Environment variables (.env)
R2_ACCOUNT_ID= # cloudflare account id
R2_ACCESS_KEY=
R2_SECRET_KEY=
R2_BUCKET=
R2_PUBLIC_URL= # e.g. https://pub-xxx.r2.dev (trailing slash stripped)
DATABASE_URL= # postgresql://user:pass@host:port/dbname
Missing any of these produces a friendly error on first R2/DB operation, not on import.
DB schema expectations
The script reads/writes but does not create tables.

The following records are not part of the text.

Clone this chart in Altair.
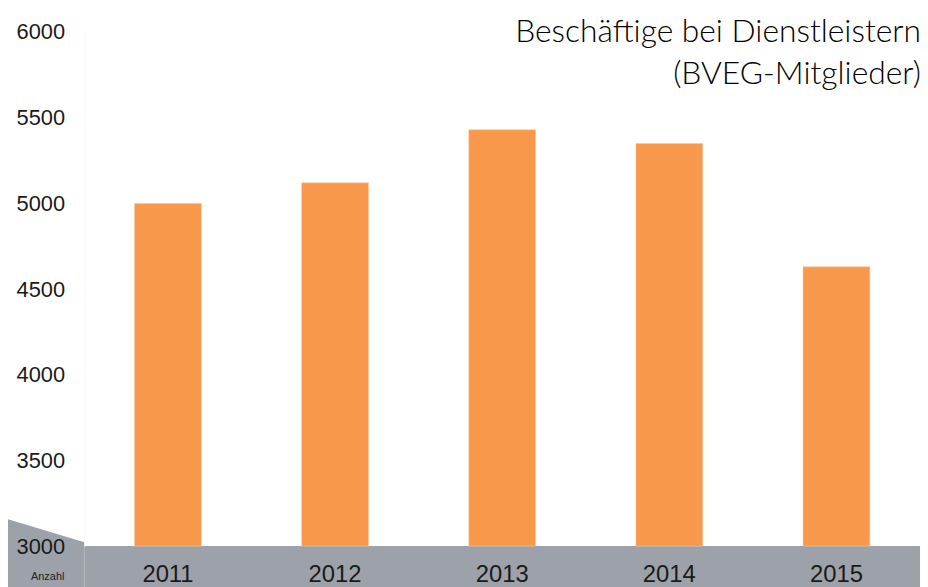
import altair as alt
import pandas as pd

years = ["2011", "2012", "2013", "2014", "2015"]
values = [5000, 5120, 5430, 5350, 4630]
y_ticks = [3000, 3500, 4000, 4500, 5000, 5500, 6000]
title_lines = ["Beschäftige bei Dienstleistern", "(BVEG-Mitglieder)"]
y_label = "Anzahl"

W, H = 842, 518
GRAY = "#9da1a9"
ORANGE = "#f7984a"

df = pd.DataFrame({"Jahr": years, "Anzahl": values})
one = pd.DataFrame({"a": [0]})

band = alt.Chart(one).mark_rect(color=GRAY, clip=False).encode(
    x=alt.value(0), x2=alt.value(W), y=alt.value(H), y2=alt.value(H + 45)
)

slant = alt.Chart(pd.DataFrame({"px": [-80, 0], "py": [490, 514], "py2": [H + 45, H + 45]})).mark_area(
    color=GRAY, clip=False
).encode(
    x=alt.X("px:Q", scale=None, axis=None),
    y=alt.Y("py:Q", scale=None, axis=None),
    y2="py2:Q",
)

bars = alt.Chart(df).mark_bar(color=ORANGE, stroke="#fbc9a0", strokeWidth=0.6).encode(
    x=alt.X(
        "Jahr:N",
        sort=years,
        scale=alt.Scale(paddingInner=0.6, paddingOuter=0.3),
        axis=alt.Axis(
            title=None, labelAngle=0, ticks=False, domain=False,
            labelFontSize=24, labelPadding=17, labelColor="#1a1a1a",
            labelFont="Liberation Sans", zindex=2,
        ),
    ),
    y=alt.Y(
        "Anzahl:Q",
        scale=alt.Scale(domain=[3000, 6000], nice=False, zero=False),
        axis=alt.Axis(
            values=y_ticks, format="d", grid=False, ticks=False, domainColor="#f7f7f7",
            labelFontSize=22, labelPadding=20, labelColor="#1a1a1a",
            labelFont="Liberation Sans", title=None, zindex=2,
        ),
    ),
    y2=alt.datum(3000),
)

t1 = alt.Chart(one).mark_text(
    text=title_lines[0], align="right", baseline="alphabetic",
    font="Lato", fontWeight=300, fontSize=32, color="#000000",
).encode(x=alt.value(843), y=alt.value(10))

t2 = alt.Chart(one).mark_text(
    text=title_lines[1], align="right", baseline="alphabetic",
    font="Lato", fontWeight=300, fontSize=32, color="#000000",
).encode(x=alt.value(843), y=alt.value(52))

anz = alt.Chart(one).mark_text(
    text=y_label, align="center", baseline="middle",
    font="Liberation Sans", fontSize=11, color="#222222",
).encode(x=alt.value(-37), y=alt.value(H + 31))

chart = alt.layer(slant, band, bars, t1, t2, anz).resolve_scale(
    x="independent", y="independent"
).properties(
    width=W, height=H,
    autosize=alt.AutoSizeParams(type="none"),
    padding={"left": 77, "top": 22, "right": 0, "bottom": 40},
).configure_view(stroke=None)

chart.save("out.html", embed_options={"renderer": "svg", "actions": False})
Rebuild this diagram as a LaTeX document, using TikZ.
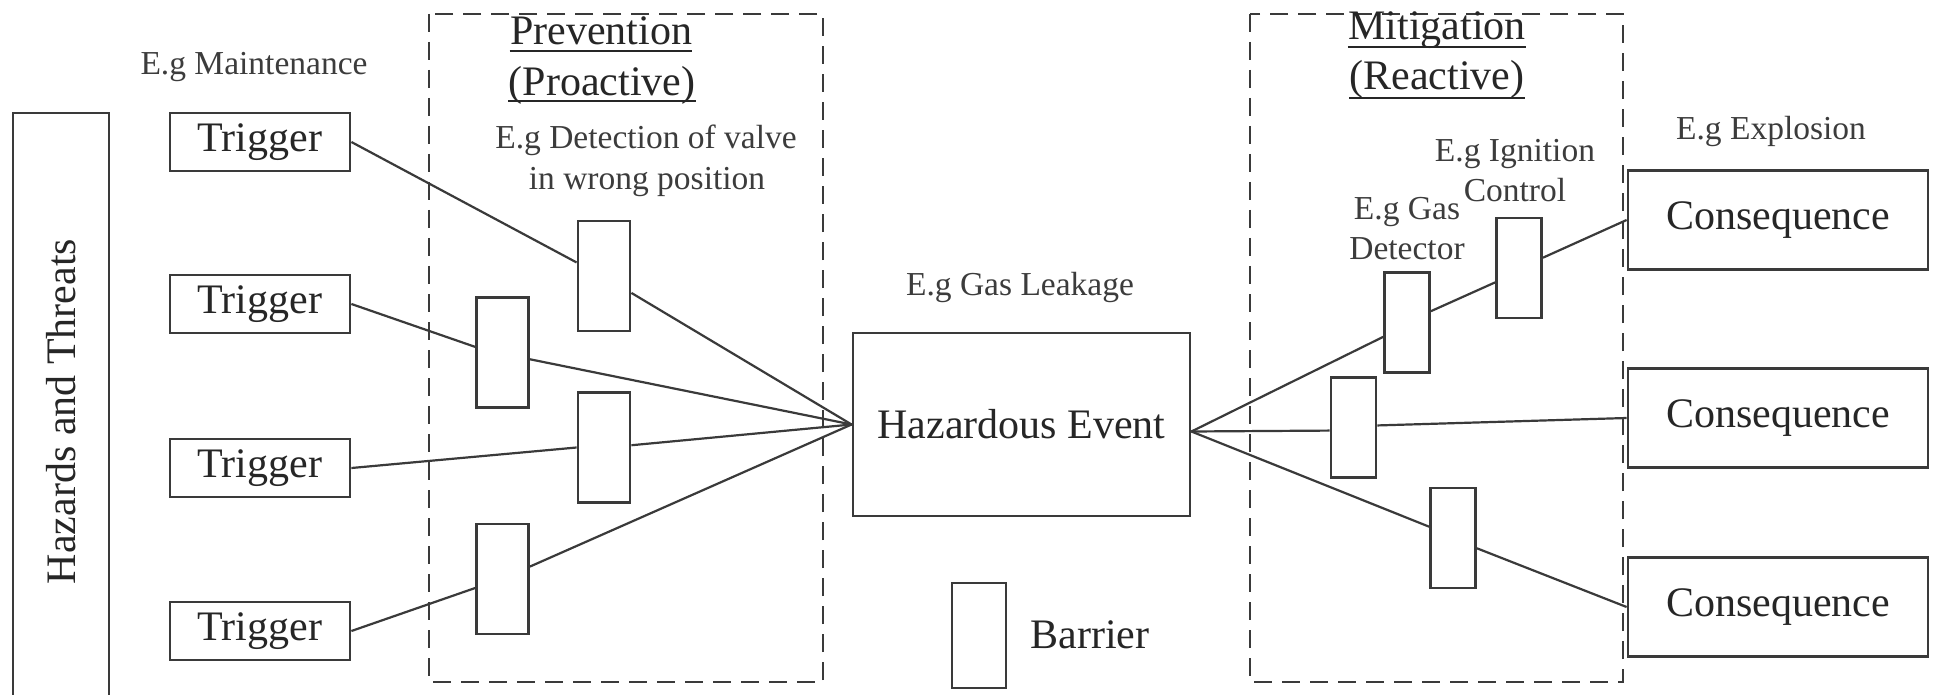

Create them externally:
CREATE TABLE "Manga" (
id SERIAL PRIMARY KEY,
slug TEXT UNIQUE NOT NULL,
title TEXT NOT NULL,
description TEXT,
"coverUrl" TEXT,
genre TEXT, -- comma-joined list of all genres
status TEXT NOT NULL, -- PUBLISHED | DRAFT | HIDDEN
"createdAt" TIMESTAMPTZ NOT NULL,
"updatedAt" TIMESTAMPTZ NOT NULL
);
CREATE TABLE "Chapter" (
id SERIAL PRIMARY KEY,
"mangaId" INTEGER NOT NULL REFERENCES "Manga"(id),
number INTEGER NOT NULL, -- 1-based index from the API order
title TEXT NOT NULL,
UNIQUE ("mangaId", number)
);
CREATE TABLE "Page" (
id SERIAL PRIMARY KEY,
"chapterId" INTEGER NOT NULL REFERENCES "Chapter"(id),
number INTEGER NOT NULL, -- 1-based page number
"imageUrl" TEXT NOT NULL,
width INTEGER,
height INTEGER,
UNIQUE ("chapterId", number)
);
Column identifiers are camelCase with double quotes — matches Prisma default naming.
Where to change what
| Task | Location |
|---|---|
| Add a new site | Extract happymh-specific bits: fetch_chapters_via_api, fetch_chapters_from_dom, fetch_metadata, _try_get_chapter_images, the /mcover/ cover capture in load_manga_page, the reader URL shape. Keep Chrome/R2/DB/TUI as common. |
| New menu item | Add to show_menu list in main and dispatch in the if idx == N: ladder. For R2/DB ops, add to tui_r2_manage. |
| Tweak CF detection | wait_for_cloudflare / _wait_for_cf_on_page — edit the title/URL heuristics carefully, both ops check the same signals. |
| Change image quality | WEBP_QUALITY at top of file; cover quality is hard-coded 80 in make_cover. |
| Add a new Page-table column | Update all three INSERT INTO "Page" sites (upload_manga_to_r2, cmd_sync, tui_check_missing_pages re-upload branch) and the SELECT ... FROM "Page" in the dim-check query. |
| Change parallelism | UPLOAD_WORKERS for R2 uploads; do not introduce chapter-level threading (sync Playwright breaks). |
Future: multi-site support
Current code is happymh-specific (selectors, API paths, URL patterns). To generalise, a site module would implement fetch_chapters(page, slug), get_chapter_images(page, slug, chapter_id), and fetch_metadata(page), keeping the Chrome/R2/DB/TUI layer common.